◆ Problem description:
Skip the pictures and extract all of the lines exactly as written.

◆ Given data:
____

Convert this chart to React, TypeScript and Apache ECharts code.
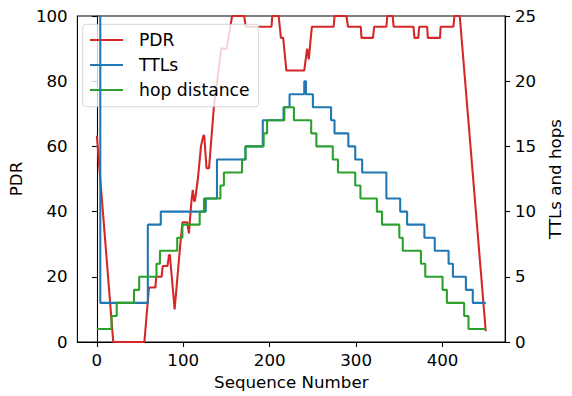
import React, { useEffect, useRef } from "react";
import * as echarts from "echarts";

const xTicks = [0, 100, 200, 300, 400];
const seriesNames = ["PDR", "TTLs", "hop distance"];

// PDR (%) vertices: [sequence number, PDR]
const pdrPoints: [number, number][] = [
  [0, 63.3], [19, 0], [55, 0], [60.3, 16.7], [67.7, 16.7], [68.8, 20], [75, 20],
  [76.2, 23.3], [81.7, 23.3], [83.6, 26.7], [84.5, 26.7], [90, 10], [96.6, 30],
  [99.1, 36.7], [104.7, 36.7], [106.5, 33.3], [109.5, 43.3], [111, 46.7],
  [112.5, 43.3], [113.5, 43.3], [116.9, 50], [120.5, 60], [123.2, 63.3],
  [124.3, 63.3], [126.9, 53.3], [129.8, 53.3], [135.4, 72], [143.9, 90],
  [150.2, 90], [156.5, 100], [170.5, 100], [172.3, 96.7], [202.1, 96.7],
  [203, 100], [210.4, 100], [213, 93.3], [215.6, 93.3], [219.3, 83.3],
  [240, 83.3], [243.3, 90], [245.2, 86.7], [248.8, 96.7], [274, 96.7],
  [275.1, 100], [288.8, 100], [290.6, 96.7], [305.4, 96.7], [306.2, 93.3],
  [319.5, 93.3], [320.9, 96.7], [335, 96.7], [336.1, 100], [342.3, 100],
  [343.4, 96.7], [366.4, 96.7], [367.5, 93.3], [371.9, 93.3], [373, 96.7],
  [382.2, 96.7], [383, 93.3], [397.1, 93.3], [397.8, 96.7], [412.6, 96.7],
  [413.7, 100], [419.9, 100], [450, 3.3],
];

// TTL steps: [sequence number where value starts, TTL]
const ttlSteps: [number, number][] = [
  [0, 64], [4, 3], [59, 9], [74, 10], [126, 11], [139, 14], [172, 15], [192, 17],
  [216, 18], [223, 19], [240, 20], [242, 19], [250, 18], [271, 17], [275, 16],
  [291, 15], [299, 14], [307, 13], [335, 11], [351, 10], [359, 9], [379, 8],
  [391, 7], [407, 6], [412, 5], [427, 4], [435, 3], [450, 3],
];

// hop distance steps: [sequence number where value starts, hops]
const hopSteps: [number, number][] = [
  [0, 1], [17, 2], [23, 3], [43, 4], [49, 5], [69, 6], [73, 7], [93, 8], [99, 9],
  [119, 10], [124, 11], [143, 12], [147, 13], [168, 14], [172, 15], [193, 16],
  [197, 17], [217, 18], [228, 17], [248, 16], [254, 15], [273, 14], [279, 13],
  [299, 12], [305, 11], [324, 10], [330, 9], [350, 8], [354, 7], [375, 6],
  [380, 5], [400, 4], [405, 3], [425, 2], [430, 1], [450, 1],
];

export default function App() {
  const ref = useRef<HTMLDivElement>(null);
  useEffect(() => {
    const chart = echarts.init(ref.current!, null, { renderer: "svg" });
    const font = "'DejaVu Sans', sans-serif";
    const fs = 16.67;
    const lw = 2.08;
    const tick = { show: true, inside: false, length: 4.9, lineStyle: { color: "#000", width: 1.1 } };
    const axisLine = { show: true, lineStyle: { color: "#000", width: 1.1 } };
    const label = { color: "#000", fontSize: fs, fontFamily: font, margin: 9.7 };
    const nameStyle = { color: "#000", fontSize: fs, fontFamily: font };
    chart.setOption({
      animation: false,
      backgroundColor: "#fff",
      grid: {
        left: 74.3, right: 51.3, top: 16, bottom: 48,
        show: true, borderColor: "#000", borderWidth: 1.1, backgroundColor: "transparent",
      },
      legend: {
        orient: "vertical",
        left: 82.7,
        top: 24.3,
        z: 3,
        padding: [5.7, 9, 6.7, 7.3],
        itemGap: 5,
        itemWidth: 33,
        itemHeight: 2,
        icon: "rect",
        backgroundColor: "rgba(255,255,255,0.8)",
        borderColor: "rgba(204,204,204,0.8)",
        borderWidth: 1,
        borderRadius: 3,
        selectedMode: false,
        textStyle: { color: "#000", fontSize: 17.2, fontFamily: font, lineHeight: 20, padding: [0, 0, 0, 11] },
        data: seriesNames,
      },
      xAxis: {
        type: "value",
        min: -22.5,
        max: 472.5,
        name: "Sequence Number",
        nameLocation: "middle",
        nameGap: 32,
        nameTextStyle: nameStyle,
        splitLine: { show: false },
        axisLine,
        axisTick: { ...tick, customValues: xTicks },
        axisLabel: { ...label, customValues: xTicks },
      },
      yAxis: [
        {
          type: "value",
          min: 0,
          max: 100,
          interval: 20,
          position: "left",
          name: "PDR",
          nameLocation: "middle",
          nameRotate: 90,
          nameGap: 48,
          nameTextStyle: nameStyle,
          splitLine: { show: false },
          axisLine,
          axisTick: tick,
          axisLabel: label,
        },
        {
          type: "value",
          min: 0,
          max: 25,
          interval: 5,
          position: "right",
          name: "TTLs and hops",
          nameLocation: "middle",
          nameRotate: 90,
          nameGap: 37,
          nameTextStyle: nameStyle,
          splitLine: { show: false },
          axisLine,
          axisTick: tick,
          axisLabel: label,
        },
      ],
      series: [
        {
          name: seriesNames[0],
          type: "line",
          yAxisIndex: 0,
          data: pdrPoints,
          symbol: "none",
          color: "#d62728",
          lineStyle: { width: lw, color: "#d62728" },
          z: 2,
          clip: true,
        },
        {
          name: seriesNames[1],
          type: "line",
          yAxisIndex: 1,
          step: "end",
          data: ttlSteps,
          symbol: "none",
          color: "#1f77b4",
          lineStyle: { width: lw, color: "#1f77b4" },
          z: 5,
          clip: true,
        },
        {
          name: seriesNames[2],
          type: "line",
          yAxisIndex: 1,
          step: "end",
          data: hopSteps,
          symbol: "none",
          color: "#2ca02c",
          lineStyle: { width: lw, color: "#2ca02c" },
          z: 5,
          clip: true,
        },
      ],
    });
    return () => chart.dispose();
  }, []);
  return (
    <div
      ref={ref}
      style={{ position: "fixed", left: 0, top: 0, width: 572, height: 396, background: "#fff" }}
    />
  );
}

____

◆ Result of the task:
Convert this chart to React, TypeScript and Apache ECharts code.
import React, { useEffect, useRef } from "react";
import * as echarts from "echarts";

const xTicks = [0, 100, 200, 300, 400];
const seriesNames = ["PDR", "TTLs", "hop distance"];

// PDR (%) vertices: [sequence number, PDR]
const pdrPoints: [number, number][] = [
  [0, 63.3], [19, 0], [55, 0], [60.3, 16.7], [67.7, 16.7], [68.8, 20], [75, 20],
  [76.2, 23.3], [81.7, 23.3], [83.6, 26.7], [84.5, 26.7], [90, 10], [96.6, 30],
  [99.1, 36.7], [104.7, 36.7], [106.5, 33.3], [109.5, 43.3], [111, 46.7],
  [112.5, 43.3], [113.5, 43.3], [116.9, 50], [120.5, 60], [123.2, 63.3],
  [124.3, 63.3], [126.9, 53.3], [129.8, 53.3], [135.4, 72], [143.9, 90],
  [150.2, 90], [156.5, 100], [170.5, 100], [172.3, 96.7], [202.1, 96.7],
  [203, 100], [210.4, 100], [213, 93.3], [215.6, 93.3], [219.3, 83.3],
  [240, 83.3], [243.3, 90], [245.2, 86.7], [248.8, 96.7], [274, 96.7],
  [275.1, 100], [288.8, 100], [290.6, 96.7], [305.4, 96.7], [306.2, 93.3],
  [319.5, 93.3], [320.9, 96.7], [335, 96.7], [336.1, 100], [342.3, 100],
  [343.4, 96.7], [366.4, 96.7], [367.5, 93.3], [371.9, 93.3], [373, 96.7],
  [382.2, 96.7], [383, 93.3], [397.1, 93.3], [397.8, 96.7], [412.6, 96.7],
  [413.7, 100], [419.9, 100], [450, 3.3],
];

// TTL steps: [sequence number where value starts, TTL]
const ttlSteps: [number, number][] = [
  [0, 64], [4, 3], [59, 9], [74, 10], [126, 11], [139, 14], [172, 15], [192, 17],
  [216, 18], [223, 19], [240, 20], [242, 19], [250, 18], [271, 17], [275, 16],
  [291, 15], [299, 14], [307, 13], [335, 11], [351, 10], [359, 9], [379, 8],
  [391, 7], [407, 6], [412, 5], [427, 4], [435, 3], [450, 3],
];

// hop distance steps: [sequence number where value starts, hops]
const hopSteps: [number, number][] = [
  [0, 1], [17, 2], [23, 3], [43, 4], [49, 5], [69, 6], [73, 7], [93, 8], [99, 9],
  [119, 10], [124, 11], [143, 12], [147, 13], [168, 14], [172, 15], [193, 16],
  [197, 17], [217, 18], [228, 17], [248, 16], [254, 15], [273, 14], [279, 13],
  [299, 12], [305, 11], [324, 10], [330, 9], [350, 8], [354, 7], [375, 6],
  [380, 5], [400, 4], [405, 3], [425, 2], [430, 1], [450, 1],
];

export default function App() {
  const ref = useRef<HTMLDivElement>(null);
  useEffect(() => {
    const chart = echarts.init(ref.current!, null, { renderer: "svg" });
    const font = "'DejaVu Sans', sans-serif";
    const fs = 16.67;
    const lw = 2.08;
    const tick = { show: true, inside: false, length: 4.9, lineStyle: { color: "#000", width: 1.1 } };
    const axisLine = { show: true, lineStyle: { color: "#000", width: 1.1 } };
    const label = { color: "#000", fontSize: fs, fontFamily: font, margin: 9.7 };
    const nameStyle = { color: "#000", fontSize: fs, fontFamily: font };
    chart.setOption({
      animation: false,
      backgroundColor: "#fff",
      grid: {
        left: 74.3, right: 51.3, top: 16, bottom: 48,
        show: true, borderColor: "#000", borderWidth: 1.1, backgroundColor: "transparent",
      },
      legend: {
        orient: "vertical",
        left: 82.7,
        top: 24.3,
        z: 3,
        padding: [5.7, 9, 6.7, 7.3],
        itemGap: 5,
        itemWidth: 33,
        itemHeight: 2,
        icon: "rect",
        backgroundColor: "rgba(255,255,255,0.8)",
        borderColor: "rgba(204,204,204,0.8)",
        borderWidth: 1,
        borderRadius: 3,
        selectedMode: false,
        textStyle: { color: "#000", fontSize: 17.2, fontFamily: font, lineHeight: 20, padding: [0, 0, 0, 11] },
        data: seriesNames,
      },
      xAxis: {
        type: "value",
        min: -22.5,
        max: 472.5,
        name: "Sequence Number",
        nameLocation: "middle",
        nameGap: 32,
        nameTextStyle: nameStyle,
        splitLine: { show: false },
        axisLine,
        axisTick: { ...tick, customValues: xTicks },
        axisLabel: { ...label, customValues: xTicks },
      },
      yAxis: [
        {
          type: "value",
          min: 0,
          max: 100,
          interval: 20,
          position: "left",
          name: "PDR",
          nameLocation: "middle",
          nameRotate: 90,
          nameGap: 48,
          nameTextStyle: nameStyle,
          splitLine: { show: false },
          axisLine,
          axisTick: tick,
          axisLabel: label,
        },
        {
          type: "value",
          min: 0,
          max: 25,
          interval: 5,
          position: "right",
          name: "TTLs and hops",
          nameLocation: "middle",
          nameRotate: 90,
          nameGap: 37,
          nameTextStyle: nameStyle,
          splitLine: { show: false },
          axisLine,
          axisTick: tick,
          axisLabel: label,
        },
      ],
      series: [
        {
          name: seriesNames[0],
          type: "line",
          yAxisIndex: 0,
          data: pdrPoints,
          symbol: "none",
          color: "#d62728",
          lineStyle: { width: lw, color: "#d62728" },
          z: 2,
          clip: true,
        },
        {
          name: seriesNames[1],
          type: "line",
          yAxisIndex: 1,
          step: "end",
          data: ttlSteps,
          symbol: "none",
          color: "#1f77b4",
          lineStyle: { width: lw, color: "#1f77b4" },
          z: 5,
          clip: true,
        },
        {
          name: seriesNames[2],
          type: "line",
          yAxisIndex: 1,
          step: "end",
          data: hopSteps,
          symbol: "none",
          color: "#2ca02c",
          lineStyle: { width: lw, color: "#2ca02c" },
          z: 5,
          clip: true,
        },
      ],
    });
    return () => chart.dispose();
  }, []);
  return (
    <div
      ref={ref}
      style={{ position: "fixed", left: 0, top: 0, width: 572, height: 396, background: "#fff" }}
    />
  );
}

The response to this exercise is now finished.